Some airlines at some airports provide expedited security lanes for certain classes of passengers. For example, AirTran, American, Delta, and US Airways expedite security checks for elite members of their frequent flyer programs and for passengers flying first or business class. See each airline's Web site for a list of specific locations.

Getting to the Gate

If you think you might want to cut it close, take a look at the airport terminal map (available online at most airport Web sites) and plot your route appropriately. For the airports covered in this book, we have provided information on transportation options and walking times. For example, Atlanta's Hartsfield airport has one central security checkpoint area in the main terminal. If your flight is on Northwest Airlines out of terminal D, you have at most a 2-minute wait for the train and a 5-minute ride (or 15 to 20 minute walk). From there, you'll need only a few extra minutes to get to your gate.

Dealing with Minimum Gate Arrival Time

Just because you arrive at the gate with minutes to spare doesn't mean that all is well. You may have missed the minimum gate check-in time required by the airlines—which means you may have lost your seat assignment, or even your seat. (No flight for you!) Although it is rare to find an airline enforcing these requirements.
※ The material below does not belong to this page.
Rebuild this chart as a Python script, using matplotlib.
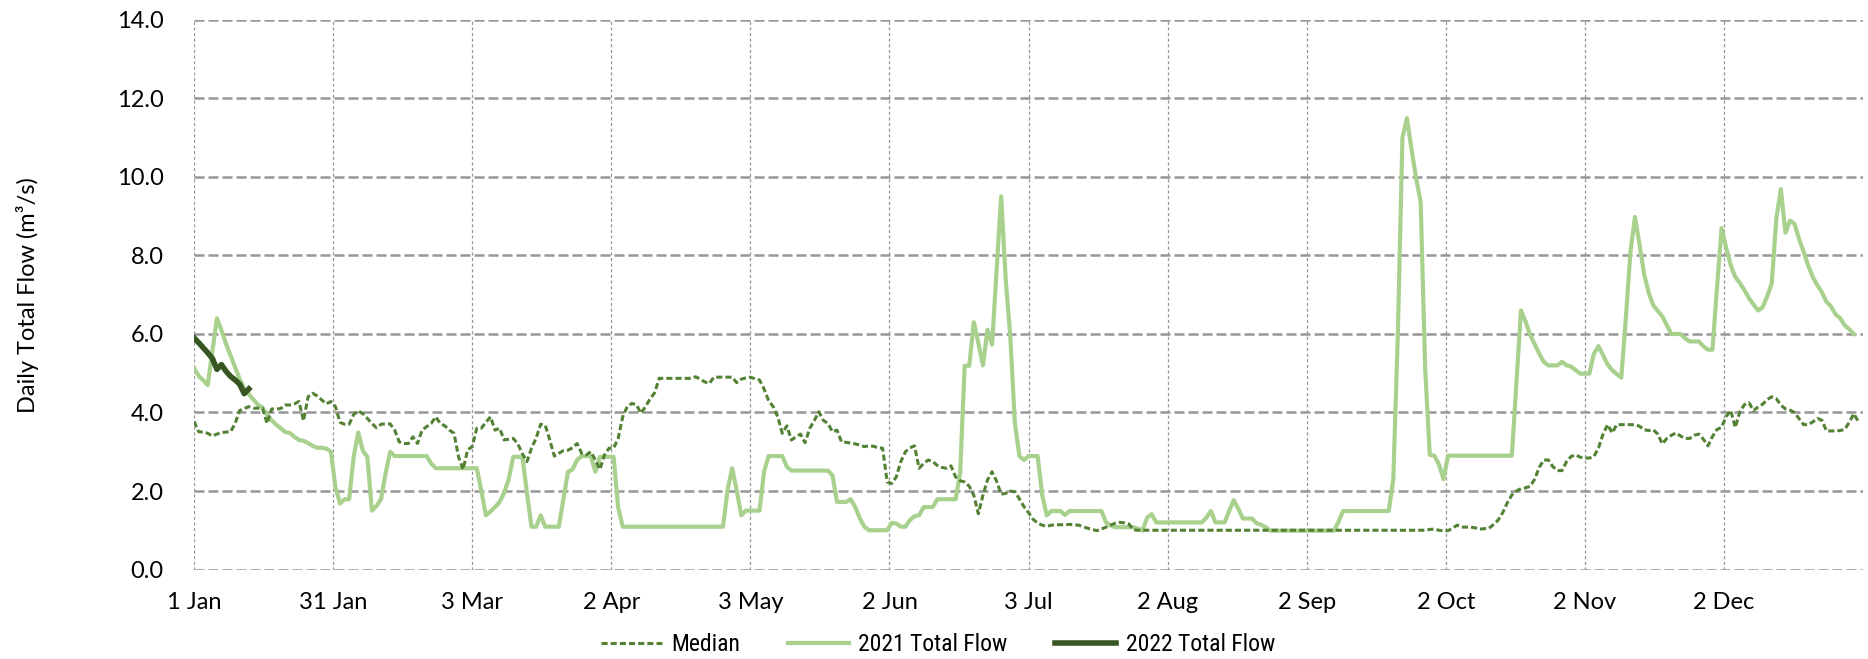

To retain your preassigned seat assignment, your right to compensation in the case of involuntary denied boarding, and your reservation, airlines require that you check in and be present at the gate by a stated minimum time. This minimum gate arrival time (for domestic flights) ranges from 10 to 30 minutes, with most airlines falling into the 15 to 20 minute range. For example, American West wants you there 20 minutes early, whereas American states a 30-minute minimum.

The problem with determining when you need to check in is that the airlines make this information hard to find. You'll need to examine the fine print on your ticket jacket, or maybe even call the airlines and ask.